Thursday, December 28, 2000

Burn victim healing beyond hopes

By Jane Prendergast
The Cincinnati Enquirer

        FORT THOMAS — Never has a La-Z-Boy meant so much at Christmas. But when this one arrives at the Everett household in Fort Thomas, it will mean that a wife, mother and grandmother who was once expected to die has instead come back stronger than anybody dared hope.

        Sharon Everett was in her car on her way home from Meijer on July 9 when fumes from pool chemicals she had bought mixed with gases from her other purchases. The combination caused a grocery bag to combust, catching her hair on fire and ultimately burning more than half her skin.

        The 51-year-old woman was still buckled in and on fire when firefighters reached her. She would lose her eyelids, ears and lips.
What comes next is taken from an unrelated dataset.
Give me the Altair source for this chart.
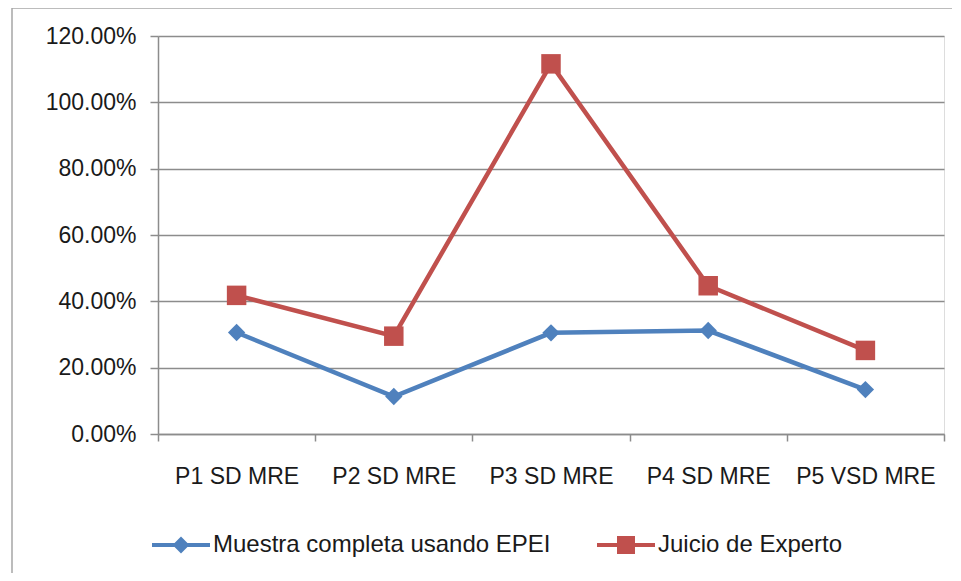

        Her five children spend parts of virtually every day with her at University Hospi tal. Friends and strangers have buoyed the family with meals, prayers and updates.

        Mrs. Everett still has a rough road. Another surgery Wednesday was scheduled to fix an eyelid that wouldn't close. But she's making progress learning to write with her left hand.

        She's off the morphine she took for months. Her kids decorated her room with lights and a nativity scene.

        Unlike many patients, Mrs. Everett “never tells us to go away. She always wants to do the therapy,” said Jane Lukes, her physical therapist. “It takes a lot of energy, but she still does it.”

        The patient is also helping the therapist with something — planning her wedding.

        “She's just come such a long way,” Ms. Lukes said.

        There's even talk of Mrs. Everett moving to a rehabilitation hospital. And eventually home.

        That's the reason for the La-Z-Boy. Mrs. Everett and her daughter, Kate Zembrodt, have already decided it will be hunter green.